Could anyone give a hint on how to prove it?
 A: This is often called the hockey stick identity, because of what it looks like in Pascal's triangle. You can prove from summing
$$ \binom{n}{k} = \binom{n+1}{k+1}-\binom{n}{k+1} $$
from $n=1$ to $N$ and noting most of the terms on the right-hand side cancel.
A: We wish to prove that 
$$\sum_{0 \leq k \leq n} \binom{k}{m} = \binom{n + 1}{m + 1}$$
The expression $\binom{n + 1}{m + 1}$ is the number of ways of selecting a subset of $m + 1$ elements from the set $S = \{0, 1, 2, \ldots, n\}$.  
The expression $\binom{k}{m}$ is the number of subsets of $S$ with $m + 1$ elements with largest element $k$ since there are $k$ elements of $S$ less than $k$ from which the remaining $m$ elements of the subset must be selected.  Summing over all possible values of $k$ yields the identity.  
A: We can also prove the Hockey-stick identity with a bit of algebra. It is convenient to use the coefficient of operator $[x^m]$ to denote the coefficient of $x^m$ in a series. This way we can write for instance
\begin{align*}
[x^m](1+x)^n=\binom{n}{m}
\end{align*}

We obtain
  \begin{align*}
\color{blue}{\sum_{k=0}^n\binom{k}{m}}&=\sum_{k=0}^n[x^m](1+x)^k\tag{1}\\
&=[x^m]\sum_{k=0}^n(1+x)^k\tag{2}\\
&=[x^m]\frac{(1+x)^{n+1}-1}{(1+x)-1}\tag{3}\\
&=[x^{m+1}](1+x)^{n+1}\tag{4}\\
&\,\,\color{blue}{=\binom{n+1}{m+1}}\tag{5}
\end{align*}

Comment:


*

*In (1) we apply the coefficient of operator.

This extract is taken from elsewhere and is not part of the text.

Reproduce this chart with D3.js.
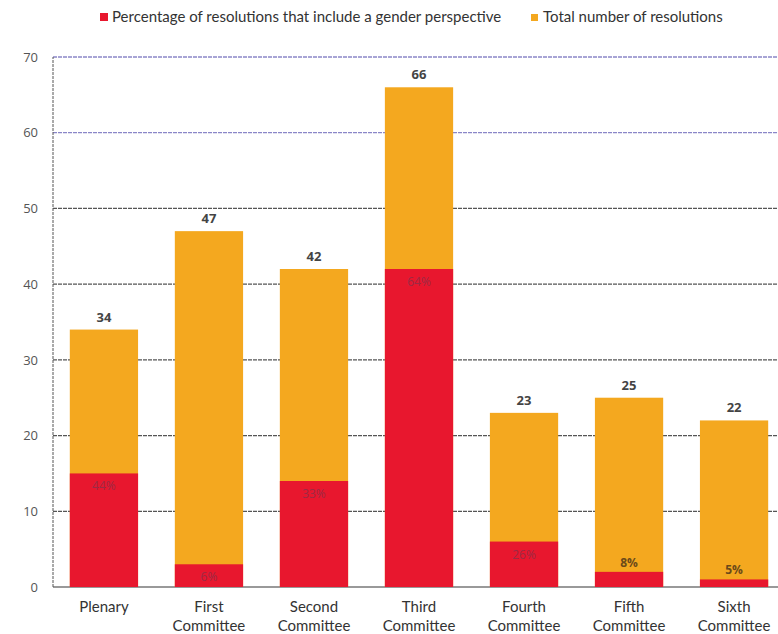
<!DOCTYPE html>
<html>
<head>
<meta charset="utf-8">
<script src="https://cdn.jsdelivr.net/npm/d3@7"></script>
<style>
  body { margin: 0; background: #fff; }
  svg { display: block; font-family: Lato, "Open Sans", sans-serif; }
</style>
</head>
<body>
<div id="chart"></div>
<script>
// chart data
var committees = [
  ["Plenary"],
  ["First", "Committee"],
  ["Second", "Committee"],
  ["Third", "Committee"],
  ["Fourth", "Committee"],
  ["Fifth", "Committee"],
  ["Sixth", "Committee"]
];
var totals = [34, 47, 42, 66, 23, 25, 22];
var genderCounts = [15, 3, 14, 42, 6, 2, 1];
var genderPct = ["44%", "6%", "33%", "64%", "26%", "8%", "5%"];
var yTicks = [0, 10, 20, 30, 40, 50, 60, 70];
var legendLabels = ["Percentage of resolutions that include a gender perspective", "Total number of resolutions"];

var width = 778, height = 634;
var margin = { top: 57, right: -7, bottom: 47, left: 53 };

var svg = d3.select("#chart").append("svg")
  .attr("width", width)
  .attr("height", height);

var x = d3.scaleBand()
  .domain(d3.range(committees.length))
  .range([margin.left, width - margin.right])
  .paddingInner(0.35)
  .paddingOuter(0.16);

var y = d3.scaleLinear()
  .domain([0, 70])
  .range([height - margin.bottom, margin.top]);

var red = "#e8172e", orange = "#f4a81f";

// gridlines
svg.append("g")
  .selectAll("line")
  .data(yTicks.filter(function (d) { return d > 0; }))
  .enter().append("line")
  .attr("x1", margin.left)
  .attr("x2", width)
  .attr("y1", function (d) { return y(d); })
  .attr("y2", function (d) { return y(d); })
  .attr("stroke", function (d) { return d >= 60 ? "#8a86c8" : "#555"; })
  .attr("stroke-width", 1.3)
  .attr("stroke-dasharray", "4,1");

// baseline + left axis line
svg.append("line")
  .attr("x1", margin.left).attr("x2", width)
  .attr("y1", y(0)).attr("y2", y(0))
  .attr("stroke", "#777").attr("stroke-width", 1.3);
svg.append("line")
  .attr("x1", margin.left).attr("x2", margin.left)
  .attr("y1", y(0)).attr("y2", y(70))
  .attr("stroke", "#555").attr("stroke-width", 1)
  .attr("stroke-dasharray", "3,1");

// y tick labels
var yAxis = svg.append("g")
  .attr("transform", "translate(" + margin.left + ",0)")
  .call(d3.axisLeft(y).tickValues(yTicks).tickSize(0).tickPadding(15));
yAxis.select(".domain").remove();
yAxis.selectAll("text")
  .attr("fill", "#555")
  .attr("font-size", 13)
  .attr("font-family", "'Open Sans', sans-serif");

var bars = svg.append("g")
  .selectAll("g")
  .data(totals)
  .enter().append("g");

// total bars (orange)
bars.append("rect")
  .attr("x", function (d, i) { return x(i); })
  .attr("width", x.bandwidth())
  .attr("y", function (d) { return y(d); })
  .attr("height", function (d) { return y(0) - y(d); })
  .attr("fill", orange);

// gender part (red)
bars.append("rect")
  .attr("x", function (d, i) { return x(i); })
  .attr("width", x.bandwidth())
  .attr("y", function (d, i) { return y(genderCounts[i]); })
  .attr("height", function (d, i) { return y(0) - y(genderCounts[i]); })
  .attr("fill", red);

// total labels
bars.append("text")
  .attr("x", function (d, i) { return x(i) + x.bandwidth() / 2; })
  .attr("y", function (d) { return y(d) - 8; })
  .attr("text-anchor", "middle")
  .attr("font-size", 13)
  .attr("font-weight", "bold")
  .attr("fill", "#444")
  .attr("font-family", "'Open Sans', sans-serif")
  .text(function (d) { return d; });

// percentage labels
bars.append("text")
  .attr("x", function (d, i) { return x(i) + x.bandwidth() / 2; })
  .attr("y", function (d, i) {
    var c = genderCounts[i];
    if (c < 3) return y(c) - 5;
    return y(c) + 17;
  })
  .attr("text-anchor", "middle")
  .attr("font-size", 12)
  .attr("font-family", "'Open Sans', sans-serif")
  .attr("fill", function (d, i) { return genderCounts[i] < 3 ? "#6b4a1a" : "#9c2a44"; })
  .attr("font-weight", function (d, i) { return genderCounts[i] < 3 ? "bold" : "normal"; })
  .text(function (d, i) { return genderPct[i]; });

// category labels
var cat = svg.append("g")
  .selectAll("text")
  .data(committees)
  .enter().append("text")
  .attr("x", function (d, i) { return x(i) + x.bandwidth() / 2; })
  .attr("y", y(0) + 25)
  .attr("text-anchor", "middle")
  .attr("font-size", 15)
  .attr("fill", "#333");
cat.selectAll("tspan")
  .data(function (d) { return d; })
  .enter().append("tspan")
  .attr("x", function () { return this.parentNode.getAttribute("x"); })
  .attr("dy", function (d, j) { return j === 0 ? 0 : 19; })
  .text(function (d) { return d; });

// legend
var legend = svg.append("g").attr("font-size", 15).attr("fill", "#333");
var legendX = [100, 531];
var legendColors = [red, orange];
legendLabels.forEach(function (label, i) {
  legend.append("rect")
    .attr("x", legendX[i]).attr("y", i === 0 ? 13 : 14)
    .attr("width", i === 0 ? 8 : 7).attr("height", i === 0 ? 8 : 7)
    .attr("fill", legendColors[i]);
  legend.append("text")
    .attr("x", legendX[i] + 12).attr("y", 22)
    .text(label);
});
</script>
</body>
</html>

*In (2) we use the linearity of the coefficient of operator.

*In (3) we use the finite geometric series formula.

*In (4) we apply the rule $[x^{m+1}]A(x)=[x^m]x^{-1}A(x)$. We also skip the term $-1$ on the right hand side, since this constant value does not contribute to $[x^{m+1}]$.

*In (5) we select the coefficient of $x^{m+1}$.